Morning — San Miniato al Monte & the View

On your final morning, make the effort to visit the Basilica of San Miniato al Monte, a Romanesque church on a hill above the city that is consistently overlooked and consistently magnificent. The geometric marble façade, the inlaid floor, the gilded apse — it’s all still and quiet in a way that the city centre almost never is. If you go early enough on a weekday, you may hear the monks chanting Gregorian vespers.

Afternoon — Mercato di Sant’Ambrogio & a Cooking Class

The Mercato di Sant’Ambrogio is Florence’s local food market — rougher, cheaper, and more authentic than the Mercato Centrale. Wander it, buy pecorino and a bottle of Chianti Classico, and consider whether an afternoon cooking class appeals; several excellent schools run half-day sessions making fresh pasta and tiramisu that leave you with something more lasting than another museum receipt.

What to skip on Day 3: The Straw Market (Mercato del Porcellino) is photogenic but overwhelmingly tourist-focused. Skip it entirely.

Where to eat on your final night: Book ahead at a restaurant in the Santa Croce neighbourhood and order a bistecca alla Fiorentina — the thick-cut T-bone that is Florence’s culinary crown jewel, always served rare and always worth it.

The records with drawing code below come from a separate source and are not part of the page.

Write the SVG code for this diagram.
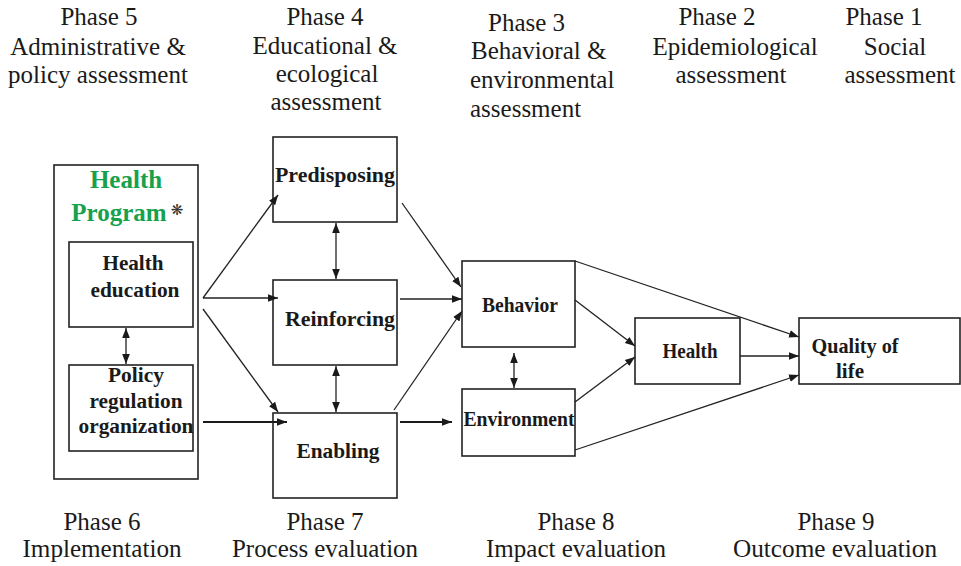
<svg xmlns="http://www.w3.org/2000/svg" width="961" height="566" viewBox="0 0 961 566">
<defs>
<marker id="ah" viewBox="0 0 10 10" refX="10" refY="5" markerWidth="10" markerHeight="10" markerUnits="userSpaceOnUse" orient="auto-start-reverse">
<path d="M0,1.2 L10,5 L0,8.8 Z" fill="#1a1a1a"/>
</marker>
<style>
.box{fill:#fff;stroke:#222;stroke-width:1.6}
.lbl{font-family:"Liberation Serif","Times New Roman",serif;font-weight:bold;font-size:21px;fill:#1a1a1a;text-anchor:middle}
.ph{font-family:"Liberation Serif","Times New Roman",serif;font-size:25px;fill:#1a1a1a}
.mid{text-anchor:middle}
.green{font-family:"Liberation Serif","Times New Roman",serif;font-weight:bold;font-size:25px;fill:#17a14c;text-anchor:middle}
.c{fill:none;stroke:#222;stroke-width:1.3}
.ct{fill:none;stroke:#1a1a1a;stroke-width:2}
</style>
</defs>
<rect width="961" height="566" fill="#fff"/>

<g id="phase-labels-top" class="ph">
<text x="99" y="25" class="mid">Phase 5</text>
<text x="98" y="55" class="mid">Administrative &amp;</text>
<text x="98" y="83" class="mid">policy assessment</text>
<text x="325" y="25" class="mid">Phase 4</text>
<text x="325" y="54" class="mid">Educational &amp;</text>
<text x="327" y="82" class="mid">ecological</text>
<text x="326" y="110" class="mid">assessment</text>
<text x="488" y="31">Phase 3</text>
<text x="471" y="59">Behavioral &amp;</text>
<text x="470" y="88">environmental</text>
<text x="470" y="117">assessment</text>
<text x="717" y="25" class="mid">Phase 2</text>
<text x="735" y="55" class="mid">Epidemiological</text>
<text x="731" y="83" class="mid">assessment</text>
<text x="884" y="25" class="mid">Phase 1</text>
<text x="895" y="55" class="mid">Social</text>
<text x="900" y="83" class="mid">assessment</text>
</g>

<g id="phase-labels-bottom" class="ph">
<text x="102" y="530" class="mid">Phase 6</text>
<text x="102" y="557" class="mid" textLength="159" lengthAdjust="spacingAndGlyphs">Implementation</text>
<text x="325" y="530" class="mid">Phase 7</text>
<text x="325" y="557" class="mid" textLength="186" lengthAdjust="spacingAndGlyphs">Process evaluation</text>
<text x="576" y="530" class="mid">Phase 8</text>
<text x="576" y="557" class="mid" textLength="180" lengthAdjust="spacingAndGlyphs">Impact evaluation</text>
<text x="836" y="530" class="mid">Phase 9</text>
<text x="835" y="557" class="mid" textLength="204" lengthAdjust="spacingAndGlyphs">Outcome evaluation</text>
</g>

<g id="health-program">
<rect class="box" x="54" y="165" width="144" height="314"/>
<text x="126" y="188" class="green">Health</text>
<text x="119" y="221" class="green">Program</text>
<text x="177" y="215" font-family="DejaVu Sans, sans-serif" font-size="15" fill="#333" text-anchor="middle">❋</text>
</g>

<g id="health-education">
<rect class="box" x="69" y="242" width="124" height="85"/>
<text x="133" y="270" class="lbl" textLength="61" lengthAdjust="spacingAndGlyphs">Health</text>
<text x="135" y="297" class="lbl" textLength="89" lengthAdjust="spacingAndGlyphs">education</text>
</g>

<g id="policy">
<rect class="box" x="69" y="365" width="124" height="86"/>
<text x="136" y="382" class="lbl" textLength="56" lengthAdjust="spacingAndGlyphs">Policy</text>
<text x="136" y="408" class="lbl" textLength="93" lengthAdjust="spacingAndGlyphs">regulation</text>
<text x="136" y="433" class="lbl" textLength="115" lengthAdjust="spacingAndGlyphs">organization</text>
</g>

<g id="predisposing">
<rect class="box" x="273" y="137" width="124" height="85"/>
<text x="335" y="182" class="lbl" textLength="120" lengthAdjust="spacingAndGlyphs">Predisposing</text>
</g>

<g id="reinforcing">
<rect class="box" x="273" y="280" width="124" height="85"/>
<text x="340" y="326" class="lbl" textLength="110" lengthAdjust="spacingAndGlyphs">Reinforcing</text>
</g>

<g id="enabling">
<rect class="box" x="273" y="413" width="124" height="85"/>
<text x="338" y="458" class="lbl" textLength="83" lengthAdjust="spacingAndGlyphs">Enabling</text>
</g>

<g id="behavior">
<rect class="box" x="462" y="261" width="113" height="86"/>
<text x="520" y="312" class="lbl" textLength="76" lengthAdjust="spacingAndGlyphs">Behavior</text>
</g>

<g id="environment">
<rect class="box" x="462" y="389" width="113" height="67"/>
<text x="519" y="426" class="lbl" textLength="111" lengthAdjust="spacingAndGlyphs">Environment</text>
</g>

<g id="health">
<rect class="box" x="635" y="318" width="105" height="66"/>
<text x="690" y="358" class="lbl" textLength="55" lengthAdjust="spacingAndGlyphs">Health</text>
</g>

<g id="quality-of-life">
<rect class="box" x="799" y="318" width="161" height="66"/>
<text x="855" y="353" class="lbl" textLength="87" lengthAdjust="spacingAndGlyphs">Quality of</text>
<text x="850" y="378" class="lbl">life</text>
</g>

<g id="connectors">
<line class="c" x1="126" y1="328" x2="126" y2="364" marker-start="url(#ah)" marker-end="url(#ah)"/>
<line class="c" x1="203" y1="298" x2="278" y2="195" marker-end="url(#ah)"/>
<line class="c" x1="203" y1="298" x2="278" y2="298" marker-end="url(#ah)"/>
<line class="c" x1="203" y1="309" x2="278" y2="412" marker-end="url(#ah)"/>
<line class="ct" x1="203" y1="422" x2="287" y2="422" marker-end="url(#ah)"/>
<line class="c" x1="336" y1="223" x2="336" y2="279" marker-start="url(#ah)" marker-end="url(#ah)"/>
<line class="c" x1="336" y1="366" x2="336" y2="412" marker-start="url(#ah)" marker-end="url(#ah)"/>
<line class="c" x1="402" y1="203" x2="461" y2="287" marker-end="url(#ah)"/>
<line class="c" x1="400" y1="299" x2="462" y2="299" marker-end="url(#ah)"/>
<line class="c" x1="394" y1="410" x2="462" y2="311" marker-end="url(#ah)"/>
<line class="ct" x1="400" y1="422" x2="452" y2="422" marker-end="url(#ah)"/>
<line class="c" x1="514" y1="353" x2="514" y2="388" marker-start="url(#ah)" marker-end="url(#ah)"/>
<line class="c" x1="575" y1="261" x2="799" y2="337" marker-end="url(#ah)"/>
<line class="c" x1="575" y1="300" x2="635" y2="346" marker-end="url(#ah)"/>
<line class="c" x1="575" y1="402" x2="635" y2="357" marker-end="url(#ah)"/>
<line class="c" x1="740" y1="356" x2="799" y2="356" marker-end="url(#ah)"/>
<line class="c" x1="575" y1="450" x2="799" y2="375" marker-end="url(#ah)"/>
</g>
</svg>
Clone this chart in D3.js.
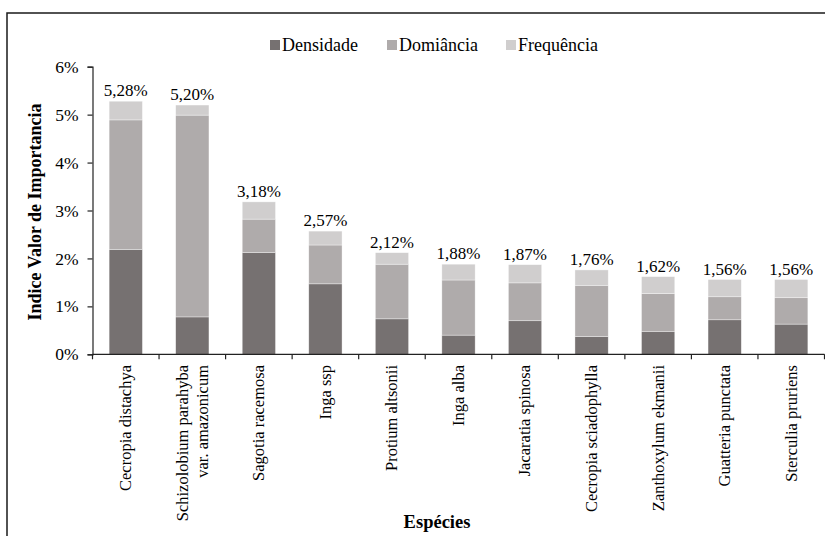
<!DOCTYPE html>
<html>
<head>
<meta charset="utf-8">
<script src="https://cdn.jsdelivr.net/npm/d3@7"></script>
<style>
  html, body { margin: 0; padding: 0; background: #fff; }
  svg { display: block; }
  text { font-family: "Liberation Serif", "Times New Roman", serif; fill: #000; }
</style>
</head>
<body>
<svg id="chart" width="825" height="536"></svg>
<script>
// Species (x categories); "\n" splits a label onto two lines
const especies = [
  "Cecropia distachya",
  "Schizolobium parahyba\nvar. amazonicum",
  "Sagotia racemosa",
  "Inga ssp",
  "Protium altsonii",
  "Inga alba",
  "Jacaratia spinosa",
  "Cecropia sciadophylla",
  "Zanthoxylum ekmanii",
  "Guatteria punctata",
  "Sterculia pruriens"
];

// Component values of the importance value index (%)
const densidade   = [2.19, 0.78, 2.12, 1.47, 0.74, 0.40, 0.70, 0.37, 0.48, 0.72, 0.63];
const dominancia  = [2.70, 4.21, 0.70, 0.81, 1.14, 1.15, 0.79, 1.07, 0.79, 0.48, 0.55];
const frequencia  = [0.39, 0.21, 0.36, 0.29, 0.24, 0.33, 0.38, 0.32, 0.35, 0.36, 0.38];

const seriesNames = ["Densidade", "Domiância", "Frequência"];
const seriesColors = ["#767171", "#AFABAB", "#D0CECE"];
const yTicks = [0, 1, 2, 3, 4, 5, 6];

const rows = especies.map((name, i) => ({
  name,
  Densidade: densidade[i],
  "Domiância": dominancia[i],
  "Frequência": frequencia[i]
}));

const svg = d3.select("#chart");

// Outer frame
svg.append("rect")
  .attr("x", 7).attr("y", 13)
  .attr("width", 830).attr("height", 540)
  .attr("fill", "none").attr("stroke", "#1a1a1a").attr("stroke-width", 1.5);

const plot = { left: 92.5, right: 824.5, top: 66.7, bottom: 354.3 };

const x = d3.scaleBand()
  .domain(especies)
  .range([plot.left, plot.right])
  .paddingInner(0.5)
  .paddingOuter(0.25);

const y = d3.scaleLinear()
  .domain([0, 6])
  .range([plot.bottom, plot.top]);

const stack = d3.stack().keys(seriesNames);
const stacked = stack(rows);

// Bars
svg.append("g")
  .selectAll("g")
  .data(stacked)
  .join("g")
  .attr("fill", (d, i) => seriesColors[i])
  .selectAll("rect")
  .data(d => d)
  .join("rect")
  .attr("x", d => x(d.data.name))
  .attr("width", x.bandwidth())
  .attr("y", d => y(d[1]))
  .attr("height", d => y(d[0]) - y(d[1]))
  .attr("stroke", "#ffffff")
  .attr("stroke-width", 0.6)
  .attr("stroke-opacity", 0.6);

// Total labels above each bar
const fmt = v => v.toFixed(2).replace(".", ",") + "%";
const total = d => d.Densidade + d["Domiância"] + d["Frequência"];
svg.append("g")
  .selectAll("text")
  .data(rows)
  .join("text")
  .attr("x", d => x(d.name) + x.bandwidth() / 2)
  .attr("y", d => y(total(d)) - 5)
  .attr("text-anchor", "middle")
  .attr("font-size", 17)
  .text(d => fmt(total(d)));

// Y axis
const yAxis = d3.axisLeft(y)
  .tickValues(yTicks)
  .tickFormat(d => d + "%")
  .tickSize(5)
  .tickPadding(9);
const yg = svg.append("g")
  .attr("transform", `translate(${plot.left},0)`)
  .call(yAxis);
yg.select(".domain").attr("stroke", "#222").attr("stroke-width", 1.2);
yg.selectAll(".tick line").attr("stroke", "#222").attr("stroke-width", 1.2);
yg.selectAll(".tick text")
  .attr("font-size", 17.5)
  .attr("font-family", "Liberation Serif, Times New Roman, serif")
  .attr("fill", "#000");

// X axis: baseline with tick marks at band boundaries
const xg = svg.append("g");
xg.append("line")
  .attr("x1", plot.left).attr("x2", plot.right)
  .attr("y1", plot.bottom).attr("y2", plot.bottom)
  .attr("stroke", "#222").attr("stroke-width", 1.2);
const boundaries = d3.range(especies.length + 1).map(i => plot.left + i * (plot.right - plot.left) / especies.length);
xg.selectAll("line.tick")
  .data(boundaries)
  .join("line")
  .attr("class", "tick")
  .attr("x1", d => d).attr("x2", d => d)
  .attr("y1", plot.bottom).attr("y2", plot.bottom + 5)
  .attr("stroke", "#222").attr("stroke-width", 1.2);

// Category labels, rotated
const catLabels = xg.selectAll("text.cat")
  .data(especies)
  .join("text")
  .attr("class", "cat")
  .attr("font-size", 16.5)
  .attr("text-anchor", "end")
  .attr("transform", d => `translate(${x(d) + x.bandwidth() / 2},365) rotate(-90)`);
catLabels.each(function(d) {
  const lines = d.split("\n");
  const t = d3.select(this);
  const lh = 20;
  lines.forEach((ln, i) => {
    t.append("tspan")
      .attr("x", 0)
      .attr("y", (i - (lines.length - 1) / 2) * lh)
      .attr("dy", "0.33em")
      .text(ln);
  });
});

// Axis titles
svg.append("text")
  .attr("transform", `translate(41,212) rotate(-90)`)
  .attr("text-anchor", "middle")
  .attr("font-size", 18)
  .attr("font-weight", "bold")
  .text("Indice Valor de Importancia");

svg.append("text")
  .attr("x", 437)
  .attr("y", 528)
  .attr("text-anchor", "middle")
  .attr("font-size", 18.5)
  .attr("font-weight", "bold")
  .text("Espécies");

// Legend
const legendX = [270, 387, 506];
const legend = svg.append("g");
seriesNames.forEach((name, i) => {
  legend.append("rect")
    .attr("x", legendX[i]).attr("y", 40)
    .attr("width", 10).attr("height", 10)
    .attr("fill", seriesColors[i]);
  legend.append("text")
    .attr("x", legendX[i] + 12).attr("y", 51)
    .attr("font-size", 18)
    .text(name);
});
</script>
</body>
</html>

Essential Tips for Florence in 2026

  • Book everything in advance. The Uffizi, Accademia, and Duomo complex all require pre-booked timed entry. Walk-up tickets are increasingly difficult to obtain.
  • Go early. The city’s historic centre is packed by 10am. Museums are calmest at opening; streets are calmest before 9am.
  • Wear comfortable shoes. Florence’s streets are cobbled and uneven. Prioritise your feet.
  • Avoid tourist-trap gelato. Look for gelateria artigianale signs and natural, muted colours in the display case. Fluorescent pink strawberry is not a good sign.
  • Stay central if you can. The historic centre is compact and walkable. Being within ten minutes of the Duomo puts everything in reach.

Three days in Florence will always leave you wanting more. That, ultimately, is the best thing you can say about a city.